# The Boss wants the boss gets



## sed9888 (10 Jan 2021)

Hi everyone, 
The boss has asked me to make her a keepsake box, I could just knock up a box stick some hinges on a clasp and be done, but I'd like to make a nice one, nothing over fancy my woodworking skills are not at a high level yet, however if I take my time I can turn out some descent stuff now, so if anyone has any plans or ideas photos etc I would be grateful 
regards 
Peter


----------



## Lons (10 Jan 2021)

Have you looked on Youtube Peter? There are hundreds of ideas including some clever hinge options.


----------



## Cabinetman (10 Jan 2021)

This Momento box was to go on a new yacht and so we designed the outer shape to mirror the tumblehome shape of old sailing ships, The top of the box was a thin slice from an oak burr.


----------



## Cabinetman (10 Jan 2021)

Sorry forgot to say the bit you really wanted to know, we (My son and I) just mitred the corners to a perfect fit and glued it up, that’s it on the yacht if you hadn’t noticed it by the way.


----------



## sed9888 (10 Jan 2021)

Cabinetman said:


> This Momento box was to go on a new yacht and so we designed the outer shape to mirror the tumblehome shape of old sailing ships, The top of the box was a thin slice from an oak burr.View attachment 100620
> View attachment 100621


Man that is a beautiful piece, I hope one day to be able to turn out pieces like that thank you for sharing


----------



## sed9888 (10 Jan 2021)

Lons said:


> Have you looked on Youtube Peter? There are hundreds of ideas including some clever hinge options.

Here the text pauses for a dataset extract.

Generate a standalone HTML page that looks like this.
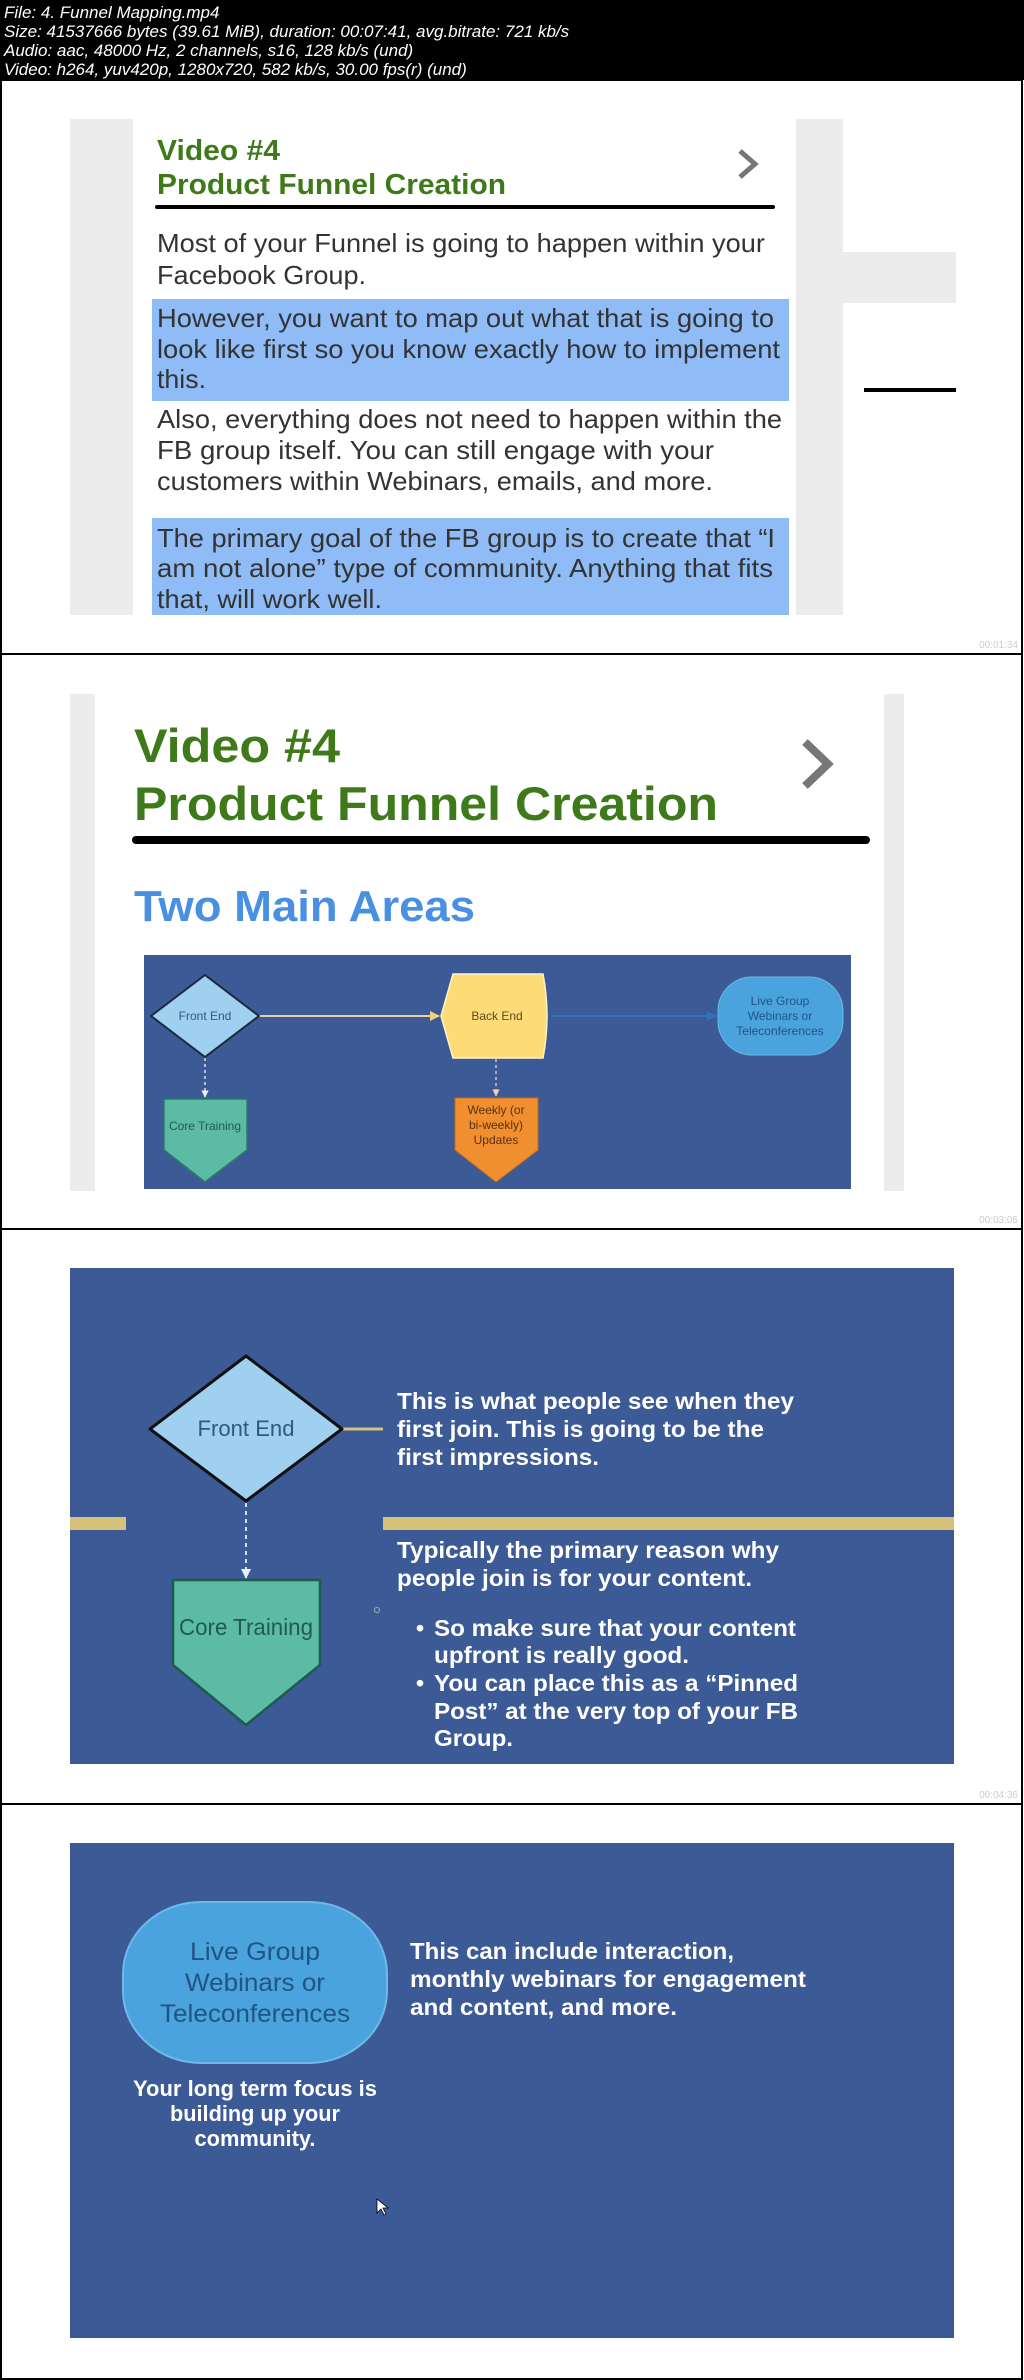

Hi and in answer to your question yes but boy its a mine field like you say hundreds, I just thought by asking on here it might just narrow it down a bit, thank you for finding the time


----------



## Jameshow (10 Jan 2021)

Cabinetman said:


> This Momento box was to go on a new yacht and so we designed the outer shape to mirror the tumblehome shape of old sailing ships, The top of the box was a thin slice from an oak burr.View attachment 100620
> View attachment 100621


What yacht is that Cabinetman? 

Looks like a spirit yachts to me?? 

Cheers James


----------



## Doug B (10 Jan 2021)

Personally this is where I find Instagram a real bonus when searching for ideas, I’ve just searched on there #keepsakebox & it bought up over 85K imagines.
whilst admittedly not all are relevant an awful lot are, there’s some tremendous designs that are easy & quick to view & scroll through.


----------



## Cabinetman (10 Jan 2021)

Jameshow said:


> What yacht is that Cabinetman?
> 
> Looks like a spirit yachts to me??
> 
> Cheers James


 I’m sorry James I don’t know, it was brand-new and belonged to one of the richest women in the world and my daughter who worked on the yacht asked me to make this as a present from the crew to commemorate the launch, sorry but I can’t say anymore as she is under a (lifetime )contract commitment not to discuss anything at all. Ian


----------